In each case, a Trump skeptic or at times uneasy ally was replaced by a fervent supporter. Trump has shifted Tennessee politics more in his image.

While this has happened, the force of a solidified rural vote has pushed Tennessee further away from the rest of the country, at least politically. 

In 1996, the last time a Democrat won Tennessee in a presidential election, the state still ran six points behind Bill Clinton’s national margin. Since then, minus a small favorite-son blip for Al Gore in 2000, which still wasn’t enough to win the state, the gap between the Tennessee vote and the national popular vote has widened each cycle: A 12-point difference in 2004, 22 points in 2008, 24 points in 2012 and 28 points in 2016. Whether this trend continues in 2020 is, in election parlance, too early to call.

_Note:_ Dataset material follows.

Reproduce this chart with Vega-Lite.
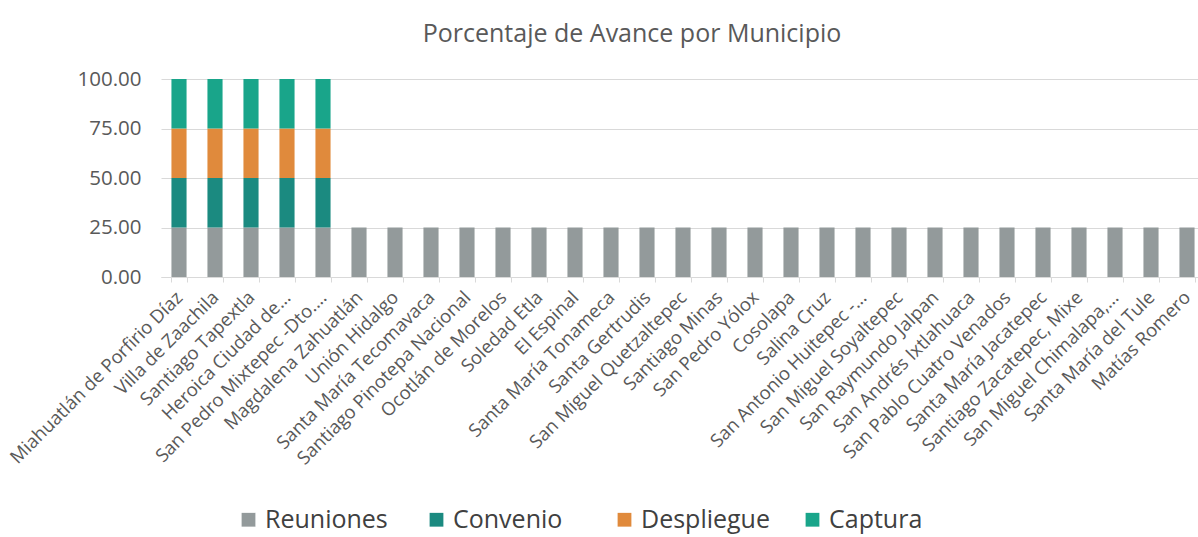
{
  "$schema": "https://vega.github.io/schema/vega-lite/v6.json",
  "autosize": {"type": "none"},
  "padding": {"left": 161, "top": 79, "right": 0, "bottom": 260},
  "width": 1044,
  "height": 198,
  "background": "white",
  "title": {
    "text": "Porcentaje de Avance por Municipio",
    "font": "Open Sans",
    "fontSize": 25,
    "fontWeight": "normal",
    "color": "#595959",
    "anchor": "middle",
    "dx": -51,
    "offset": 22
  },
  "data": {
    "values": [
      {"municipio": "Miahuatlán de Porfirio Díaz", "Reuniones": 25, "Convenio": 25, "Despliegue": 25, "Captura": 25},
      {"municipio": "Villa de Zaachila", "Reuniones": 25, "Convenio": 25, "Despliegue": 25, "Captura": 25},
      {"municipio": "Santiago Tapextla", "Reuniones": 25, "Convenio": 25, "Despliegue": 25, "Captura": 25},
      {"municipio": "Heroica Ciudad de...", "Reuniones": 25, "Convenio": 25, "Despliegue": 25, "Captura": 25},
      {"municipio": "San Pedro Mixtepec -Dto....", "Reuniones": 25, "Convenio": 25, "Despliegue": 25, "Captura": 25},
      {"municipio": "Magdalena Zahuatlán", "Reuniones": 25, "Convenio": 0, "Despliegue": 0, "Captura": 0},
      {"municipio": "Unión Hidalgo", "Reuniones": 25, "Convenio": 0, "Despliegue": 0, "Captura": 0},
      {"municipio": "Santa María Tecomavaca", "Reuniones": 25, "Convenio": 0, "Despliegue": 0, "Captura": 0},
      {"municipio": "Santiago Pinotepa Nacional", "Reuniones": 25, "Convenio": 0, "Despliegue": 0, "Captura": 0},
      {"municipio": "Ocotlán de Morelos", "Reuniones": 25, "Convenio": 0, "Despliegue": 0, "Captura": 0},
      {"municipio": "Soledad Etla", "Reuniones": 25, "Convenio": 0, "Despliegue": 0, "Captura": 0},
      {"municipio": "El Espinal", "Reuniones": 25, "Convenio": 0, "Despliegue": 0, "Captura": 0},
      {"municipio": "Santa María Tonameca", "Reuniones": 25, "Convenio": 0, "Despliegue": 0, "Captura": 0},
      {"municipio": "Santa Gertrudis", "Reuniones": 25, "Convenio": 0, "Despliegue": 0, "Captura": 0},
      {"municipio": "San Miguel Quetzaltepec", "Reuniones": 25, "Convenio": 0, "Despliegue": 0, "Captura": 0},
      {"municipio": "Santiago Minas", "Reuniones": 25, "Convenio": 0, "Despliegue": 0, "Captura": 0},
      {"municipio": "San Pedro Yólox", "Reuniones": 25, "Convenio": 0, "Despliegue": 0, "Captura": 0},
      {"municipio": "Cosolapa", "Reuniones": 25, "Convenio": 0, "Despliegue": 0, "Captura": 0},
      {"municipio": "Salina Cruz", "Reuniones": 25, "Convenio": 0, "Despliegue": 0, "Captura": 0},
      {"municipio": "San Antonio Huitepec -...", "Reuniones": 25, "Convenio": 0, "Despliegue": 0, "Captura": 0},
      {"municipio": "San Miguel Soyaltepec", "Reuniones": 25, "Convenio": 0, "Despliegue": 0, "Captura": 0},
      {"municipio": "San Raymundo Jalpan", "Reuniones": 25, "Convenio": 0, "Despliegue": 0, "Captura": 0},
      {"municipio": "San Andrés Ixtlahuaca", "Reuniones": 25, "Convenio": 0, "Despliegue": 0, "Captura": 0},
      {"municipio": "San Pablo Cuatro Venados", "Reuniones": 25, "Convenio": 0, "Despliegue": 0, "Captura": 0},
      {"municipio": "Santa María Jacatepec", "Reuniones": 25, "Convenio": 0, "Despliegue": 0, "Captura": 0},
      {"municipio": "Santiago Zacatepec, Mixe", "Reuniones": 25, "Convenio": 0, "Despliegue": 0, "Captura": 0},
      {"municipio": "San Miguel Chimalapa,...", "Reuniones": 25, "Convenio": 0, "Despliegue": 0, "Captura": 0},
      {"municipio": "Santa María del Tule", "Reuniones": 25, "Convenio": 0, "Despliegue": 0, "Captura": 0},
      {"municipio": "Matías Romero", "Reuniones": 25, "Convenio": 0, "Despliegue": 0, "Captura": 0}
    ]
  },
  "transform": [
    {"fold": ["Reuniones", "Convenio", "Despliegue", "Captura"], "as": ["etapa", "valor"]},
    {"calculate": "indexof(['Reuniones','Convenio','Despliegue','Captura'], datum.etapa)", "as": "orden"}
  ],
  "mark": {"type": "bar"},
  "encoding": {
    "x": {
      "field": "municipio",
      "type": "nominal",
      "sort": null,
      "title": null,
      "scale": {"paddingInner": 0.58, "paddingOuter": 0.29},
      "axis": {
        "labelAngle": -45,
        "labelAlign": "right",
        "labelBaseline": "middle",
        "labelFont": "Open Sans",
        "labelFontSize": 18.5,
        "labelColor": "#595959",
        "labelPadding": 12,
        "labelLimit": 400,
        "labelOverlap": false,
        "domainColor": "#d9d9d9",
        "tickColor": "#d9d9d9",
        "tickSize": 5,
        "tickBand": "extent",
        "grid": false
      }
    },
    "y": {
      "field": "valor",
      "type": "quantitative",
      "stack": "zero",
      "title": null,
      "scale": {"domain": [0, 100]},
      "axis": {
        "values": [0, 25, 50, 75, 100],
        "format": ".2f",
        "labelFont": "Open Sans",
        "labelFontSize": 20.5,
        "labelColor": "#595959",
        "labelPadding": 20,
        "domain": false,
        "ticks": false,
        "gridColor": "#d9d9d9",
        "gridWidth": 1
      }
    },
    "color": {
      "field": "etapa",
      "type": "nominal",
      "scale": {
        "domain": ["Reuniones", "Convenio", "Despliegue", "Captura"],
        "range": ["#939a9b", "#1b8a80", "#e08a3c", "#19a58a"]
      },
      "legend": {
        "title": null,
        "orient": "none",
        "direction": "horizontal",
        "legendX": 75,
        "legendY": 428,
        "columns": 4,
        "gridAlign": "all",
        "columnPadding": 30,
        "symbolType": "square",
        "symbolSize": 190,
        "symbolStrokeWidth": 0,
        "labelFont": "Open Sans",
        "labelFontSize": 25,
        "labelColor": "#404040",
        "labelOffset": 4,
        "labelLimit": 300
      }
    },
    "order": {"field": "orden", "type": "quantitative"}
  },
  "config": {"view": {"stroke": null}}
}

But the South has not moved in unison in this trend away from the national vote. 

Among Southern states, broadly conceived, Virginia and Florida have consistently looked the most like America on Election Day. North Carolina has been steadily trending toward the national vote. Georgia and Texas have shifted hard over the past two cycles, into true “battleground” territory even if they don’t flip this time. 

The only Southern states that drifted further from the national vote in each cycle from 2000 to 2016 were Tennessee, Arkansas and Kentucky. (The remaining Southern states – Alabama, South Carolina, Louisiana and Mississippi – have been reliably Republican in presidential elections but have fluctuated more relative to national results.)

You’ll forgive me – and I’m an Arkansas native – for thinking the former grouping seems like a healthier place for a state to be. 

What’s this about? Despite two cities with metro areas over a million, Tennessee has less urban density and less major urban growth than that earlier group of states. And what it particularly has in common with Arkansas and Kentucky is relative rural homogeneity: These are the three Southern states with the highest percentage of white population. 

This Trump-accelerated hardening of political identities has left Tennessee more politically isolated from the country, and Tennessee’s cities more isolated from the rest of the state.